The Whitsunday community was in a state of shock over the most recent road tragedy which occurred when the 17-year-old schoolgirl collided with a semi-trailer while allegedly performing a U-turn near the Gunno Go Holiday Park on October 11 in Myrtlevale.
That crash was two months after a 22-year-old Mackay woman died when her BMW crashed in another head-on collision on the Bruce Highway, also at Myrtlevale, on August 15.
Three women died in June when the coach they were travelling in collided with a caravan on the Bruce Highway 116km north of Myrtlevale at Gumlu in June.
Whitsunday Regional Council mayor Ry Collins said the deaths had taken a toll on the community with residents expressing frustration at the state government’s lack of action to make the Bruce Highway safer, despite years of complaints about the substandard road.

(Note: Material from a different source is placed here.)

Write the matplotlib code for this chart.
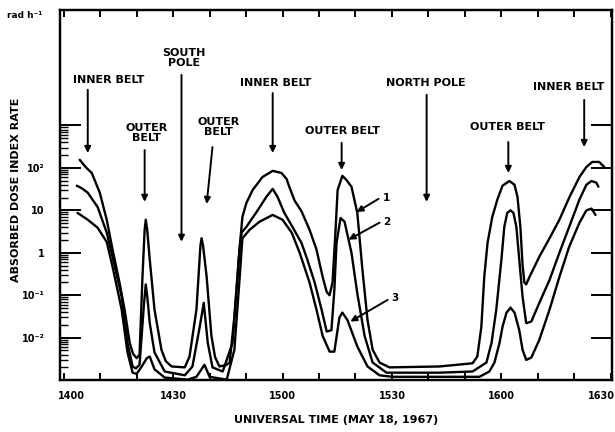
import matplotlib
matplotlib.use("Agg")
import matplotlib.pyplot as plt
import matplotlib.ticker as ticker
import matplotlib.transforms as mtransforms
import numpy as np

# time in minutes after 14:00 UT, dose index rate in rad/h
t1 = [4.4, 6.0, 7.7, 9.9, 11.8, 13.4, 15.3, 16.7, 18.1, 19.0, 20.0, 20.8, 21.6, 22.2, 22.5,
      22.9, 23.6, 24.9, 26.8, 28.0, 29.6, 33.2, 34.5, 36.4, 37.5, 37.8, 38.2, 39.2, 40.5,
      41.5, 42.7, 44.7, 45.5, 46.8, 48.2, 49.0, 50.1, 51.8, 54.5, 57.3, 59.7, 61.1, 61.9,
      63.3, 65.2, 67.4, 69.3, 71.0, 72.1, 72.9, 73.7, 74.5, 75.1, 76.4, 77.5, 78.9, 80.5,
      81.9, 83.3, 84.7, 86.6, 89.3, 103.0, 112.1, 113.4, 114.5, 115.3, 116.2, 117.5, 118.9,
      120.3, 122.2, 123.6, 124.4, 125.2, 125.8, 126.3, 126.8, 127.7, 130.4, 133.2, 135.9,
      138.6, 141.4, 143.3, 144.9, 146.8, 148.2]
dose1 = [155, 105, 76, 26, 6.0, 1.2, 0.20, 0.046, 0.0076, 0.0042, 0.0033, 0.0040, 0.27, 3.5, 6.0,
         3.5, 0.69, 0.046, 0.0052, 0.0028, 0.0021, 0.0020, 0.0036, 0.046, 1.5, 2.2, 1.5, 0.27, 0.011,
         0.0035, 0.0021, 0.0023, 0.0026, 0.031, 1.2, 7.0, 15, 30, 61, 85, 76, 55, 35,
         17, 9.5, 3.5, 1.2, 0.27, 0.12, 0.10, 0.20, 3.0, 30, 65, 52, 36, 8.7,
         0.40, 0.026, 0.0052, 0.0026, 0.0020, 0.0021, 0.0025, 0.0036, 0.018, 0.27, 1.7, 7.0, 18,
         38, 49, 40, 21, 4.1, 0.52, 0.20, 0.18, 0.27, 0.81, 2.2, 6.0,
         20, 61, 105, 138, 138, 105]

t2 = [3.6, 5.0, 6.6, 9.3, 11.8, 13.4, 15.9, 17.5, 18.9, 19.8, 20.8, 22.0, 22.5, 23.0, 23.6,
      24.9, 27.7, 33.2, 35.3, 37.3, 38.4, 39.5, 40.8, 43.6, 46.3, 48.2, 48.8, 50.1, 52.9,
      55.6, 57.3, 58.6, 60.5, 62.7, 65.2, 66.8, 68.8, 70.7, 72.1, 73.4, 74.2, 74.8, 75.9,
      77.0, 78.9, 80.5, 82.5, 84.7, 88.5, 103.0, 112.1, 115.9, 117.3, 118.6, 120.0, 120.8,
      121.6, 122.5, 123.3, 124.1, 124.9, 125.8, 126.8, 128.2, 130.4, 133.2, 135.9, 138.6,
      141.4, 143.3, 144.7, 146.0, 146.6]
dose2 = [38, 33, 26, 12, 3.0, 0.81, 0.092, 0.0076, 0.0021, 0.0019, 0.0023, 0.06, 0.18, 0.08, 0.022,
         0.0045, 0.0016, 0.0013, 0.0021, 0.018, 0.066, 0.0076, 0.0020, 0.0016, 0.0076, 1.2, 3.0, 4.1, 9.2,
         21, 32, 21, 8.7, 4.1, 1.7, 0.69, 0.20, 0.046, 0.014, 0.015, 0.13, 1.7, 6.6,
         5.4, 1.0, 0.11, 0.011, 0.0026, 0.0015, 0.0015, 0.0016, 0.0026, 0.0076, 0.046, 0.69, 4.1,
         8.7, 10, 8.7, 4.1, 0.69, 0.092, 0.022, 0.024, 0.066, 0.23, 1.0, 4.1,
         18, 40, 49, 45, 36]

t3 = [3.8, 6.6, 9.3, 11.8, 13.4, 15.9, 17.5, 18.9, 20.0, 21.4, 22.8, 23.6, 24.9, 27.7, 34.0,
      36.4, 38.6, 40.0, 44.7, 46.8, 48.2, 49.0, 51.0, 53.7, 57.3, 60.0, 62.5, 64.7, 67.4,
      69.3, 71.0, 72.9, 74.2, 75.6, 76.4, 77.8, 80.5, 83.3, 86.6, 90.1, 103.0, 114.0, 116.7,
      118.1, 119.5, 120.3, 121.4, 122.5, 123.6, 124.9, 125.8, 126.8, 128.2, 130.4, 133.2,
      135.9, 138.6, 141.4, 143.3, 144.7, 145.8]
dose3 = [8.7, 6.0, 3.9, 1.8, 0.47, 0.046, 0.0045, 0.0015, 0.0014, 0.0021, 0.0033, 0.0036, 0.0018, 0.00115, 0.00103,
         0.0012, 0.0023, 0.0012, 0.00103, 0.0052, 0.23, 2.2, 3.5, 5.4, 7.8, 6.0, 3.0, 1.0, 0.20,
         0.046, 0.011, 0.0047, 0.0047, 0.030, 0.039, 0.026, 0.0062, 0.0021, 0.0013, 0.0012, 0.0012, 0.0012, 0.0016,
         0.0026, 0.0076, 0.018, 0.039, 0.051, 0.039, 0.015, 0.0052, 0.0030, 0.0034, 0.0089, 0.046,
         0.27, 1.4, 5.1, 10, 11, 7.8]

tick_labels = ['1400', '1430', '1500', '1530', '1600', '1630']
decade_labels = ['', '10\u207b\u00b2', '10\u207b\u00b9', '1', '10', '10\u00b2', '']

BOLD = dict(fontweight='bold', color='black')

fig = plt.figure(figsize=(6.15, 4.32), dpi=100)
ax = fig.add_axes([0.0976, 0.120, 0.8974, 0.857])

for t, d in [(t1, dose1), (t2, dose2), (t3, dose3)]:
    ax.plot(t, d, color='black', lw=1.7, solid_joinstyle='round', solid_capstyle='round')

ax.set_yscale('log')
ax.set_xlim(-1, 150.3)
ax.set_ylim(1e-3, 10 ** 5.72)

# x axis: ticks every 10 min, labels every 30 min
ax.xaxis.set_major_locator(ticker.FixedLocator(np.arange(0, 151, 30)))
ax.xaxis.set_major_formatter(ticker.FixedFormatter(tick_labels))
ax.xaxis.set_minor_locator(ticker.FixedLocator(np.arange(10, 150, 10)))
ax.tick_params(axis='x', which='both', direction='in', top=True, length=5, width=1.4, pad=8,
               labelsize=7)

# left axis: decades with minor ticks up to 10^3
decades = [10.0 ** e for e in range(-3, 4)]
ax.yaxis.set_major_locator(ticker.FixedLocator(decades))
ax.yaxis.set_major_formatter(ticker.FixedFormatter(decade_labels))
ax.yaxis.set_minor_locator(ticker.FixedLocator([k * 10.0 ** e for e in range(-3, 3) for k in range(2, 10)]))
ax.yaxis.set_minor_formatter(ticker.NullFormatter())
ax.tick_params(axis='y', which='major', direction='in', length=15, width=1.4, pad=11, labelsize=7)
ax.tick_params(axis='y', which='minor', direction='in', length=6, width=1.0)

for lab in ax.get_xticklabels() + ax.get_yticklabels():
    lab.set_fontweight('bold')

# nudge the end labels inward
xlabs = ax.xaxis.get_majorticklabels()
xlabs[0].set_transform(xlabs[0].get_transform() + mtransforms.ScaledTranslation(0.08, 0, fig.dpi_scale_trans))
xlabs[-1].set_transform(xlabs[-1].get_transform() + mtransforms.ScaledTranslation(-0.09, 0, fig.dpi_scale_trans))

# right axis: decade ticks only
ax2 = ax.twinx()
ax2.set_yscale('log')
ax2.set_ylim(ax.get_ylim())
ax2.yaxis.set_major_locator(ticker.FixedLocator(decades[1:]))
ax2.yaxis.set_minor_locator(ticker.NullLocator())
ax2.tick_params(axis='y', direction='in', length=15, width=1.4, labelright=False)

for a in (ax, ax2):
    for s in a.spines.values():
        s.set_linewidth(1.6)

ax.set_xlabel('UNIVERSAL TIME (MAY 18, 1967)', fontsize=8, **BOLD)
ax.xaxis.set_label_coords(0.5, -0.095)
ax.set_ylabel('ABSORBED DOSE INDEX RATE', fontsize=8, **BOLD)
ax.yaxis.set_label_coords(-0.07, 0.514)
fig.text(0.012, 0.965, 'rad h\u207b\u00b9', fontsize=6.5, ha='left', va='center', **BOLD)

# region labels: (text, text x, text y, arrow start, arrow tip)
notes = [
    ('INNER BELT', 12.3, 10 ** 4.07, (6.6, 10 ** 3.84), (6.6, 10 ** 2.35)),
    ('OUTER\nBELT', 22.7, 10 ** 2.82, (22.2, 10 ** 2.42), (22.2, 10 ** 1.2)),
    ('SOUTH\nPOLE', 32.9, 10 ** 4.59, (32.3, 10 ** 4.19), (32.3, 10 ** 0.26)),
    ('OUTER\nBELT', 42.5, 10 ** 2.96, (40.8, 10 ** 2.49), (39.2, 10 ** 1.15)),
    ('INNER BELT', 58.1, 10 ** 4.0, (57.3, 10 ** 3.76), (57.3, 10 ** 2.35)),
    ('OUTER BELT', 76.4, 10 ** 2.87, (76.2, 10 ** 2.59), (76.2, 10 ** 1.95)),
    ('NORTH POLE', 99.2, 10 ** 4.0, (99.5, 10 ** 3.72), (99.5, 10 ** 1.2)),
    ('OUTER BELT', 121.6, 10 ** 2.96, (121.9, 10 ** 2.61), (121.9, 10 ** 1.88)),
    ('INNER BELT', 138.4, 10 ** 3.91, (142.7, 10 ** 3.6), (142.7, 10 ** 2.49)),
]
arrow = dict(arrowstyle='-|>', color='black', lw=1.4, mutation_scale=9, shrinkA=0, shrinkB=0)
for txt, x, y, start, tip in notes:
    ax.text(x, y, txt, ha='center', va='center', fontsize=8, linespacing=1.0, **BOLD)
    ax.annotate('', xy=tip, xytext=start, arrowprops=arrow)

# curve numbers
for txt, x, y, start, tip in [('1', 88.5, 10 ** 1.29, (86.3, 10 ** 1.27), (80.3, 10 ** 0.96)),
                              ('2', 88.5, 10 ** 0.73, (86.6, 10 ** 0.71), (78.1, 10 ** 0.31)),
                              ('3', 90.7, 10 ** -1.06, (88.8, 10 ** -1.11), (78.6, 10 ** -1.62))]:
    ax.text(x, y, txt, ha='center', va='center', fontsize=7.5, **BOLD)
    ax.annotate('', xy=tip, xytext=start, arrowprops=arrow)

fig.savefig('out.png', dpi=100)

He called for the end of “political games” between state and federal governments and for the dangerous stretch of road to be prioritised immediately as a “matter of life and death”.
“There was $150 million allocated in federal funding to the Bruce Highway in this year’s federal budget, but we’re still being treated as second-class citizens when it comes to road infrastructure, and it’s costing people their lives,” he said.

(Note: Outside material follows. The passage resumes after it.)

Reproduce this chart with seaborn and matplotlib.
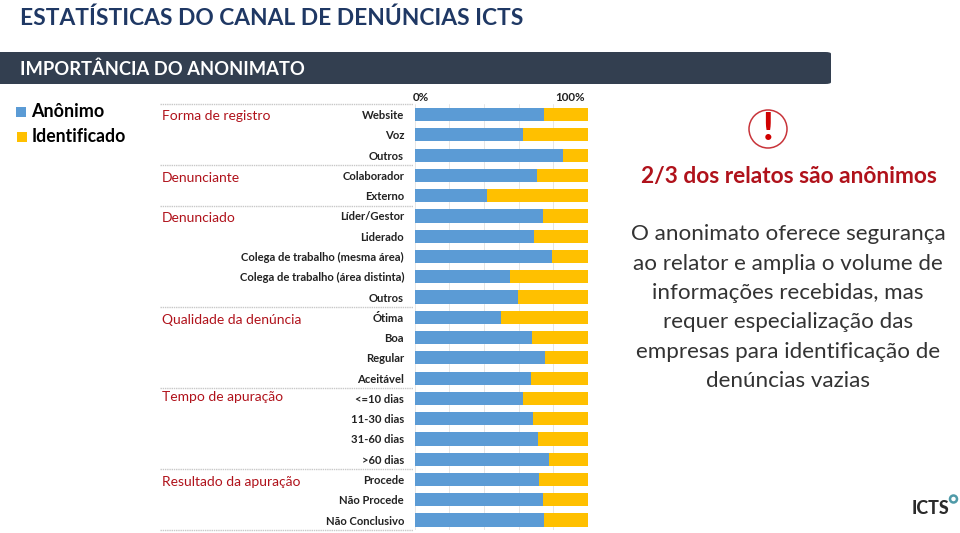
import matplotlib
matplotlib.use('Agg')
import matplotlib.pyplot as plt
import matplotlib.transforms as mtrans
from matplotlib.lines import Line2D
from matplotlib.patches import Circle, Rectangle, FancyBboxPatch
import pandas as pd
import seaborn as sns

row_labels = ['Website', 'Voz', 'Outros', 'Colaborador', 'Externo', 'Líder/Gestor', 'Liderado',
              'Colega de trabalho (mesma área)', 'Colega de trabalho (área distinta)', 'Outros',
              'Ótima', 'Boa', 'Regular', 'Aceitável', '<=10 dias', '11-30 dias', '31-60 dias',
              '>60 dias', 'Procede', 'Não Procede', 'Não Conclusivo']
anonimo = [74.8, 62.4, 85.7, 70.7, 41.8, 74.2, 69.0, 79.4, 55.3, 59.9, 49.9,
           67.6, 75.3, 67.1, 62.4, 68.4, 71.3, 77.3, 71.9, 73.8, 74.8]
identificado = [25.2, 37.6, 14.3, 29.3, 58.2, 25.8, 31.0, 20.6, 44.7, 40.1, 50.1,
                32.4, 24.7, 32.9, 37.6, 31.6, 28.7, 22.7, 28.1, 26.2, 25.2]
group_names = ['Forma de registro', 'Denunciante', 'Denunciado', 'Qualidade da denúncia',
               'Tempo de apuração', 'Resultado da apuração']
group_starts = [0, 3, 5, 10, 14, 18]
x_ticks = [0, 20, 40, 60, 80, 100]
x_labels = ['0%', '', '', '', '', '100%']
corpo = ['O anonimato oferece segurança', 'ao relator e amplia o volume de',
         'informações recebidas, mas', 'requer especialização das',
         'empresas para identificação de', 'denúncias vazias']

AZUL = '#5B9BD5'
OURO = '#FFC000'
VERMELHO = '#B0121B'
W, H = 960, 533

sns.set_theme(style='white')
plt.rcParams['font.family'] = ['Lato', 'DejaVu Sans']

df = pd.DataFrame({'linha': range(len(row_labels)), 'anonimo': anonimo, 'identificado': identificado})
df['total'] = df['anonimo'] + df['identificado']

fig = plt.figure(figsize=(9.6, 5.33), dpi=100)
fig.patch.set_facecolor('white')


def fx(x):
    return x / W


def fy(y):
    return 1 - y / H


# axes placed in pixel terms
ax = fig.add_axes([fx(414.5), fy(530.2), (588 - 414.5) / W, (530.2 - 104.4) / H])
sns.barplot(data=df, x='total', y='linha', orient='y', color=OURO, width=0.65, saturation=1,
            linewidth=0, edgecolor='none', ax=ax, zorder=2)
sns.barplot(data=df, x='anonimo', y='linha', orient='y', color=AZUL, width=0.65, saturation=1,
            linewidth=0, edgecolor='none', ax=ax, zorder=3)

ax.set_xlim(0, 100)
ax.set_ylim(len(row_labels) - 0.5, -0.5)
ax.set_xlabel('')
ax.set_ylabel('')
ax.xaxis.tick_top()
ax.set_xticks(x_ticks)
ax.set_xticklabels(x_labels, fontsize=8.4, fontweight='bold', color='#222222')
ax.set_yticks(range(len(row_labels)))
ax.set_yticklabels(row_labels, fontsize=8.1, fontweight='bold', color='#222222')
ax.tick_params(axis='y', length=0, pad=7.5)
ax.tick_params(axis='x', length=0, pad=1)
ax.grid(axis='x', color='#e6e6e6', linewidth=0.7)
ax.set_axisbelow(True)
for s in ax.spines.values():
    s.set_visible(False)

# 0% and 100% sit inside the plot width, not centred on their ticks
tick_labels = ax.get_xticklabels()
tick_labels[0].set_ha('left')
tick_labels[0].set_transform(tick_labels[0].get_transform()
                             + mtrans.ScaledTranslation(-2 / 100, 0, fig.dpi_scale_trans))
tick_labels[-1].set_ha('right')
tick_labels[-1].set_transform(tick_labels[-1].get_transform()
                              + mtrans.ScaledTranslation(-3 / 100, 0, fig.dpi_scale_trans))

# group separators follow the rows
trans = mtrans.blended_transform_factory(fig.transFigure, ax.transData)
for start in group_starts + [len(row_labels)]:
    fig.add_artist(Line2D([fx(160), fx(413)], [start - 0.5, start - 0.5], transform=trans,
                          color='#c8c8c8', lw=1, ls=(0, (1, 0.6))))
for nome, y in zip(group_names, [116, 178, 218, 319.5, 397, 481.5]):
    fig.text(fx(162), fy(y), nome, color=VERMELHO, fontsize=10, va='center', ha='left')

# header
fig.text(fx(20), fy(18), 'ESTATÍSTICAS DO CANAL DE DENÚNCIAS ICTS', color='#1F3864', fontsize=16.4,
         fontweight='bold', va='center', ha='left')
fig.add_artist(FancyBboxPatch((fx(-10), fy(84)), fx(841), 32 / H, boxstyle='round,pad=0,rounding_size=0.006',
                              transform=fig.transFigure, facecolor='#333F50', edgecolor='none',
                              mutation_aspect=H / W))
fig.text(fx(20), fy(69), 'IMPORTÂNCIA DO ANONIMATO', color='white', fontsize=13.2,
         fontweight='bold', va='center', ha='left')

# legend
fig.add_artist(Rectangle((fx(15.5), fy(117)), 10.5 / W, 10 / H, transform=fig.transFigure, facecolor=AZUL, edgecolor='none'))
fig.add_artist(Rectangle((fx(17), fy(141.5)), 10 / W, 10 / H, transform=fig.transFigure, facecolor=OURO, edgecolor='none'))
fig.text(fx(31), fy(111.5), 'Anônimo', color='black', fontsize=13, fontweight='bold', va='center')
fig.text(fx(32), fy(137), 'Identificado', color='black', fontsize=12.7, fontweight='bold', va='center')

# right panel
fig.add_artist(Circle((768, H - 129), 19, transform=None, facecolor='white', edgecolor='#C8343A', lw=1.1))
fig.text(fx(768), fy(129), '!', color='#D00000', fontsize=27, fontweight='black', va='center', ha='center')
fig.text(fx(788.5), fy(176.5), '2/3 dos relatos são anônimos', color=VERMELHO, fontsize=16.4,
         fontweight='bold', va='center', ha='center')
for i, linha in enumerate(corpo):
    fig.text(fx(788), fy(234.5 + i * 29.3), linha, color='#333333', fontsize=16.1,
             va='center', ha='center')

# logo
fig.text(fx(912), fy(508), 'ICTS', color='#2b2b2b', fontsize=12.8, fontweight='black', va='center', ha='left')
fig.add_artist(Circle((953.5, H - 499), 3.5, transform=None, facecolor='white', edgecolor='#4F9AA8', lw=1.8))

fig.savefig('out.png', dpi=100)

“The Bruce Highway in this region has been neglected for too long, and these tragedies are the result.
“The government has known about these dangerous sections for years, but there has been a constant delay in addressing the problem.
“Along with the lives lost, the road has had to be closed which has had serious economic effects as well,” he said.
A study by the Northern Bruce Action Group revealed that the area between Proserpine and Bowen had the shockingly high crash rate of 7.1 fatalities or serious injuries per 100 million vehicle kilometres, compared to just 1.4 in safer, dual-lane sections near Brisbane.
The action group’s data along with official state and federal transport data averaged over five years and collected from 11 different sections of the Bruce Highway, showed fatality and serious injury crash rates were “alarmingly high” on the stretch of road north of Proserpine.
The area near Proserpine, scored 7.1 on the group’s annual average fatality and serious injury crash rate (per 100 million vehicle kilometre) while dual-lane separated sections of the highway on Brisbane’s outskirts, showed an annual average of less than 1.4 serious crashes.